Data block:
start

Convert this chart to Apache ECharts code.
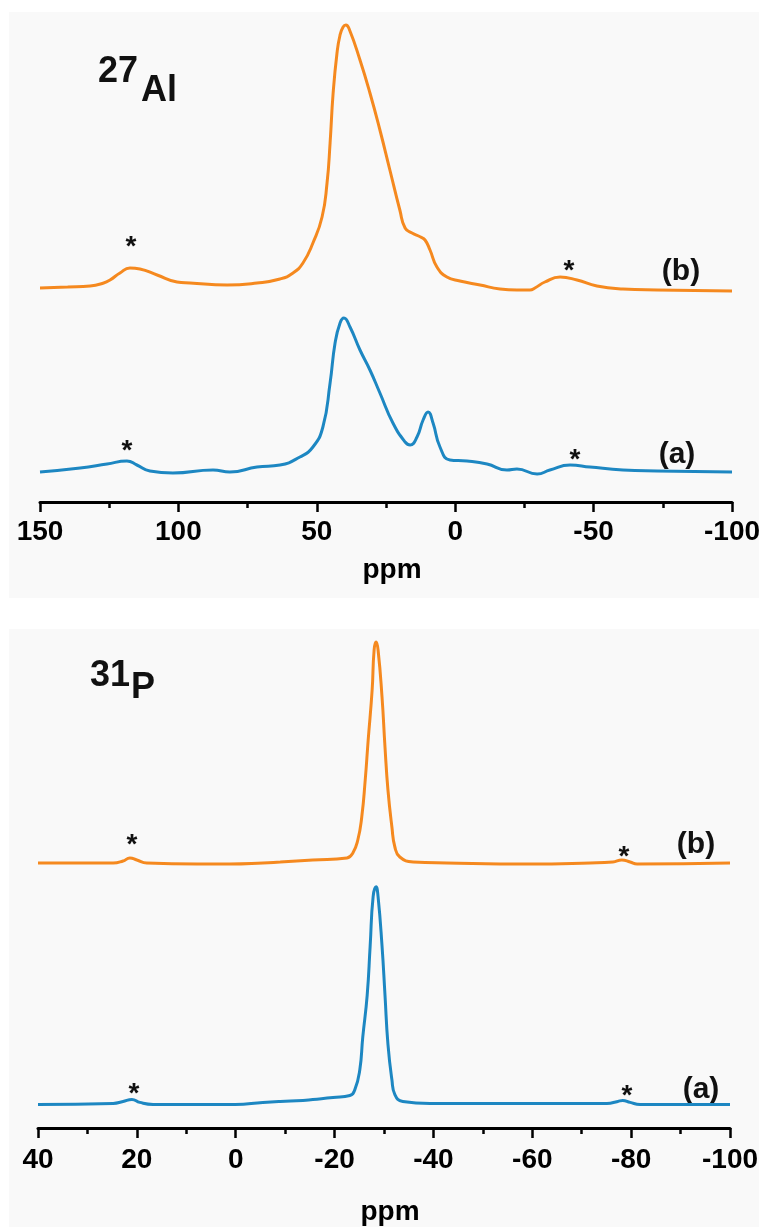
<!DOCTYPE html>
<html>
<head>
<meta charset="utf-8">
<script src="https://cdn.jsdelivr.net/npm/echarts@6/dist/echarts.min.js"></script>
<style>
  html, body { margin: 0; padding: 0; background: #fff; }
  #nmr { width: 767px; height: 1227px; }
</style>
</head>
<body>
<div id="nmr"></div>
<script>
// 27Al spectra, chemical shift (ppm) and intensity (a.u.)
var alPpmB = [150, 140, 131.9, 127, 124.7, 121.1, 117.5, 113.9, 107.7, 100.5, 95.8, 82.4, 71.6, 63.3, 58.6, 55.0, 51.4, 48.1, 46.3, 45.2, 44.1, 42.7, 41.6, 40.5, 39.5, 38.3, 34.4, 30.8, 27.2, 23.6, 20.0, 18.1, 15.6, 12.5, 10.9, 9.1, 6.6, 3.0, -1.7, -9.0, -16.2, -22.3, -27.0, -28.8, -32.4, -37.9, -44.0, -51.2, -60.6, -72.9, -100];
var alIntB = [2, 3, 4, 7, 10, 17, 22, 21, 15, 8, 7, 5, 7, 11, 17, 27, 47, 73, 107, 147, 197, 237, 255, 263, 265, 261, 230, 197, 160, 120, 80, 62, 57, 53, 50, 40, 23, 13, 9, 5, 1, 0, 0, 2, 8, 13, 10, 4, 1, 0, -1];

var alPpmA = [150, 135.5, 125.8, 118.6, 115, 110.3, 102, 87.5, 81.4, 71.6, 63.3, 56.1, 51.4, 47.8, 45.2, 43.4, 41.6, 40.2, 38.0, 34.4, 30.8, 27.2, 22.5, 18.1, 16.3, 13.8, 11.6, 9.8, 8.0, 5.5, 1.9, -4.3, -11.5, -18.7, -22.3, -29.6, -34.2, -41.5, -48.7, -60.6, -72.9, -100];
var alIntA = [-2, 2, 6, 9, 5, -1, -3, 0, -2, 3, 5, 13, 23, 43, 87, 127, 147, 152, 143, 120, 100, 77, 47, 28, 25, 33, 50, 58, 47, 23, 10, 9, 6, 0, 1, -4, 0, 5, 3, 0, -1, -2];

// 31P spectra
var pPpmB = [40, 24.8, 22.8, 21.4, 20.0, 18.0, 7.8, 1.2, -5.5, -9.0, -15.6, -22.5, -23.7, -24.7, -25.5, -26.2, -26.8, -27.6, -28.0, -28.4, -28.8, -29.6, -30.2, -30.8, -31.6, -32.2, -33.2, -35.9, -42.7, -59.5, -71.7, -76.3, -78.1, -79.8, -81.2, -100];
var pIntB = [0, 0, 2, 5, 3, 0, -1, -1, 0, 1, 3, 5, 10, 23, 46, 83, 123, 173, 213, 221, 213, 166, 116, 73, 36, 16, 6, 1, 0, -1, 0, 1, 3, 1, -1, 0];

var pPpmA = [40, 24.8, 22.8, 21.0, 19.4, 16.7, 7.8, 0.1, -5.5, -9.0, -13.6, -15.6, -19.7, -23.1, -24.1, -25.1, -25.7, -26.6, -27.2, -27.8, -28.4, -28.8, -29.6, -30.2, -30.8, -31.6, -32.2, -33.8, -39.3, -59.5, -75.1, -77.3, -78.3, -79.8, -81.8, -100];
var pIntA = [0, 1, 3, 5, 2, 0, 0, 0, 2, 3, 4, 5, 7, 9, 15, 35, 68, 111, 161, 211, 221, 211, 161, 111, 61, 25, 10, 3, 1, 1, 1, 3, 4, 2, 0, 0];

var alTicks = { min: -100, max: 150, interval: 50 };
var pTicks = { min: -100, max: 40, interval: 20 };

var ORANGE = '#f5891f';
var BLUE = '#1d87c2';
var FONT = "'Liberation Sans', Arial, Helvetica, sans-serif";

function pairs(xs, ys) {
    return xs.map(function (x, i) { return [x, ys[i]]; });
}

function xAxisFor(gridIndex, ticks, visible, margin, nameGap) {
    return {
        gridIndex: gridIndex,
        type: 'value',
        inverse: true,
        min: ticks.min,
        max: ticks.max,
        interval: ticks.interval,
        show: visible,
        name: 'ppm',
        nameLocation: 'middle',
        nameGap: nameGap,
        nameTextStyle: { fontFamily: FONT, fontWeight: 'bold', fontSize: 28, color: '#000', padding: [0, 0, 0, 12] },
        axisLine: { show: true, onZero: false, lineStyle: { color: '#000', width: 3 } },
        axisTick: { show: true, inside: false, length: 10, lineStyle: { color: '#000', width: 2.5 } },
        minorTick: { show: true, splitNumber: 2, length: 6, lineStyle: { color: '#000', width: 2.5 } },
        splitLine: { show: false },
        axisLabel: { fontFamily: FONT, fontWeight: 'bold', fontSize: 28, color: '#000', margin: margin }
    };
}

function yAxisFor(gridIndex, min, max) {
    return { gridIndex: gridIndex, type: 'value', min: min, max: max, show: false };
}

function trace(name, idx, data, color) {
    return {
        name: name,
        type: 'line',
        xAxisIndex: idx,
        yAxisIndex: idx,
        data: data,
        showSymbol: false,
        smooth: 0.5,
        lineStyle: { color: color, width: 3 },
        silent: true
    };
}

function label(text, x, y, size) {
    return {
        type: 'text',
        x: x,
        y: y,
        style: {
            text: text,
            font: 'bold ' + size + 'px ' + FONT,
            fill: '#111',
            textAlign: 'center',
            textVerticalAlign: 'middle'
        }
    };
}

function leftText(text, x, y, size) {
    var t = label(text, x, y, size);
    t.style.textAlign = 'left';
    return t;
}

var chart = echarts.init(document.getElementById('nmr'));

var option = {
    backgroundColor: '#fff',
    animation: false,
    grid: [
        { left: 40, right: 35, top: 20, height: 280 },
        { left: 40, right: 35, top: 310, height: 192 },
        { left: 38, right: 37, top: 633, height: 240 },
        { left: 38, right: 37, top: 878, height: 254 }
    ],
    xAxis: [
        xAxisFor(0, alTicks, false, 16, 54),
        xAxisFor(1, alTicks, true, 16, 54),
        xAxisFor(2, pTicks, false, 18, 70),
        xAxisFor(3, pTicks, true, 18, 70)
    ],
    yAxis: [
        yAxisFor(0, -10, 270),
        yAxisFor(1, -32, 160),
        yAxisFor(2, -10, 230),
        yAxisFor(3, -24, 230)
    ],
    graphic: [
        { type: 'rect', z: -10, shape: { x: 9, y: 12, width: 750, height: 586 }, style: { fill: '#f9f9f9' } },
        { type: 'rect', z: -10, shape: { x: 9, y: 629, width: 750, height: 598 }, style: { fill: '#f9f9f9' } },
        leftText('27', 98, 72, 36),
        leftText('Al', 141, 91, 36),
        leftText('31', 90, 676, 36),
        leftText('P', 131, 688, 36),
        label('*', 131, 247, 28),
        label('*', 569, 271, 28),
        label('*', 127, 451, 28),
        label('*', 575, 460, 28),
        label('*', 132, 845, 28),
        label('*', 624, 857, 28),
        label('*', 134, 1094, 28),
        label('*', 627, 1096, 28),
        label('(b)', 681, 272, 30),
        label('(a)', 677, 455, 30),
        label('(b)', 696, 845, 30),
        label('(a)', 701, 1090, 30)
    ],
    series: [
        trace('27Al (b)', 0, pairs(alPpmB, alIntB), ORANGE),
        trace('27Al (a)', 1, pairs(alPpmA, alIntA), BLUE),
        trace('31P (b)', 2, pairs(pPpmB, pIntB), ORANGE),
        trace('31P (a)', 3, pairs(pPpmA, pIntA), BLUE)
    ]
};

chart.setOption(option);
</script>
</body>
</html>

end

Goal:
Reproduce all of the data exactly; the pictures do not belong in the copy.

Correct output:
Convert this chart to Apache ECharts code.
<!DOCTYPE html>
<html>
<head>
<meta charset="utf-8">
<script src="https://cdn.jsdelivr.net/npm/echarts@6/dist/echarts.min.js"></script>
<style>
  html, body { margin: 0; padding: 0; background: #fff; }
  #nmr { width: 767px; height: 1227px; }
</style>
</head>
<body>
<div id="nmr"></div>
<script>
// 27Al spectra, chemical shift (ppm) and intensity (a.u.)
var alPpmB = [150, 140, 131.9, 127, 124.7, 121.1, 117.5, 113.9, 107.7, 100.5, 95.8, 82.4, 71.6, 63.3, 58.6, 55.0, 51.4, 48.1, 46.3, 45.2, 44.1, 42.7, 41.6, 40.5, 39.5, 38.3, 34.4, 30.8, 27.2, 23.6, 20.0, 18.1, 15.6, 12.5, 10.9, 9.1, 6.6, 3.0, -1.7, -9.0, -16.2, -22.3, -27.0, -28.8, -32.4, -37.9, -44.0, -51.2, -60.6, -72.9, -100];
var alIntB = [2, 3, 4, 7, 10, 17, 22, 21, 15, 8, 7, 5, 7, 11, 17, 27, 47, 73, 107, 147, 197, 237, 255, 263, 265, 261, 230, 197, 160, 120, 80, 62, 57, 53, 50, 40, 23, 13, 9, 5, 1, 0, 0, 2, 8, 13, 10, 4, 1, 0, -1];

var alPpmA = [150, 135.5, 125.8, 118.6, 115, 110.3, 102, 87.5, 81.4, 71.6, 63.3, 56.1, 51.4, 47.8, 45.2, 43.4, 41.6, 40.2, 38.0, 34.4, 30.8, 27.2, 22.5, 18.1, 16.3, 13.8, 11.6, 9.8, 8.0, 5.5, 1.9, -4.3, -11.5, -18.7, -22.3, -29.6, -34.2, -41.5, -48.7, -60.6, -72.9, -100];
var alIntA = [-2, 2, 6, 9, 5, -1, -3, 0, -2, 3, 5, 13, 23, 43, 87, 127, 147, 152, 143, 120, 100, 77, 47, 28, 25, 33, 50, 58, 47, 23, 10, 9, 6, 0, 1, -4, 0, 5, 3, 0, -1, -2];

// 31P spectra
var pPpmB = [40, 24.8, 22.8, 21.4, 20.0, 18.0, 7.8, 1.2, -5.5, -9.0, -15.6, -22.5, -23.7, -24.7, -25.5, -26.2, -26.8, -27.6, -28.0, -28.4, -28.8, -29.6, -30.2, -30.8, -31.6, -32.2, -33.2, -35.9, -42.7, -59.5, -71.7, -76.3, -78.1, -79.8, -81.2, -100];
var pIntB = [0, 0, 2, 5, 3, 0, -1, -1, 0, 1, 3, 5, 10, 23, 46, 83, 123, 173, 213, 221, 213, 166, 116, 73, 36, 16, 6, 1, 0, -1, 0, 1, 3, 1, -1, 0];

var pPpmA = [40, 24.8, 22.8, 21.0, 19.4, 16.7, 7.8, 0.1, -5.5, -9.0, -13.6, -15.6, -19.7, -23.1, -24.1, -25.1, -25.7, -26.6, -27.2, -27.8, -28.4, -28.8, -29.6, -30.2, -30.8, -31.6, -32.2, -33.8, -39.3, -59.5, -75.1, -77.3, -78.3, -79.8, -81.8, -100];
var pIntA = [0, 1, 3, 5, 2, 0, 0, 0, 2, 3, 4, 5, 7, 9, 15, 35, 68, 111, 161, 211, 221, 211, 161, 111, 61, 25, 10, 3, 1, 1, 1, 3, 4, 2, 0, 0];

var alTicks = { min: -100, max: 150, interval: 50 };
var pTicks = { min: -100, max: 40, interval: 20 };

var ORANGE = '#f5891f';
var BLUE = '#1d87c2';
var FONT = "'Liberation Sans', Arial, Helvetica, sans-serif";

function pairs(xs, ys) {
    return xs.map(function (x, i) { return [x, ys[i]]; });
}

function xAxisFor(gridIndex, ticks, visible, margin, nameGap) {
    return {
        gridIndex: gridIndex,
        type: 'value',
        inverse: true,
        min: ticks.min,
        max: ticks.max,
        interval: ticks.interval,
        show: visible,
        name: 'ppm',
        nameLocation: 'middle',
        nameGap: nameGap,
        nameTextStyle: { fontFamily: FONT, fontWeight: 'bold', fontSize: 28, color: '#000', padding: [0, 0, 0, 12] },
        axisLine: { show: true, onZero: false, lineStyle: { color: '#000', width: 3 } },
        axisTick: { show: true, inside: false, length: 10, lineStyle: { color: '#000', width: 2.5 } },
        minorTick: { show: true, splitNumber: 2, length: 6, lineStyle: { color: '#000', width: 2.5 } },
        splitLine: { show: false },
        axisLabel: { fontFamily: FONT, fontWeight: 'bold', fontSize: 28, color: '#000', margin: margin }
    };
}

function yAxisFor(gridIndex, min, max) {
    return { gridIndex: gridIndex, type: 'value', min: min, max: max, show: false };
}

function trace(name, idx, data, color) {
    return {
        name: name,
        type: 'line',
        xAxisIndex: idx,
        yAxisIndex: idx,
        data: data,
        showSymbol: false,
        smooth: 0.5,
        lineStyle: { color: color, width: 3 },
        silent: true
    };
}

function label(text, x, y, size) {
    return {
        type: 'text',
        x: x,
        y: y,
        style: {
            text: text,
            font: 'bold ' + size + 'px ' + FONT,
            fill: '#111',
            textAlign: 'center',
            textVerticalAlign: 'middle'
        }
    };
}

function leftText(text, x, y, size) {
    var t = label(text, x, y, size);
    t.style.textAlign = 'left';
    return t;
}

var chart = echarts.init(document.getElementById('nmr'));

var option = {
    backgroundColor: '#fff',
    animation: false,
    grid: [
        { left: 40, right: 35, top: 20, height: 280 },
        { left: 40, right: 35, top: 310, height: 192 },
        { left: 38, right: 37, top: 633, height: 240 },
        { left: 38, right: 37, top: 878, height: 254 }
    ],
    xAxis: [
        xAxisFor(0, alTicks, false, 16, 54),
        xAxisFor(1, alTicks, true, 16, 54),
        xAxisFor(2, pTicks, false, 18, 70),
        xAxisFor(3, pTicks, true, 18, 70)
    ],
    yAxis: [
        yAxisFor(0, -10, 270),
        yAxisFor(1, -32, 160),
        yAxisFor(2, -10, 230),
        yAxisFor(3, -24, 230)
    ],
    graphic: [
        { type: 'rect', z: -10, shape: { x: 9, y: 12, width: 750, height: 586 }, style: { fill: '#f9f9f9' } },
        { type: 'rect', z: -10, shape: { x: 9, y: 629, width: 750, height: 598 }, style: { fill: '#f9f9f9' } },
        leftText('27', 98, 72, 36),
        leftText('Al', 141, 91, 36),
        leftText('31', 90, 676, 36),
        leftText('P', 131, 688, 36),
        label('*', 131, 247, 28),
        label('*', 569, 271, 28),
        label('*', 127, 451, 28),
        label('*', 575, 460, 28),
        label('*', 132, 845, 28),
        label('*', 624, 857, 28),
        label('*', 134, 1094, 28),
        label('*', 627, 1096, 28),
        label('(b)', 681, 272, 30),
        label('(a)', 677, 455, 30),
        label('(b)', 696, 845, 30),
        label('(a)', 701, 1090, 30)
    ],
    series: [
        trace('27Al (b)', 0, pairs(alPpmB, alIntB), ORANGE),
        trace('27Al (a)', 1, pairs(alPpmA, alIntA), BLUE),
        trace('31P (b)', 2, pairs(pPpmB, pIntB), ORANGE),
        trace('31P (a)', 3, pairs(pPpmA, pIntA), BLUE)
    ]
};

chart.setOption(option);
</script>
</body>
</html>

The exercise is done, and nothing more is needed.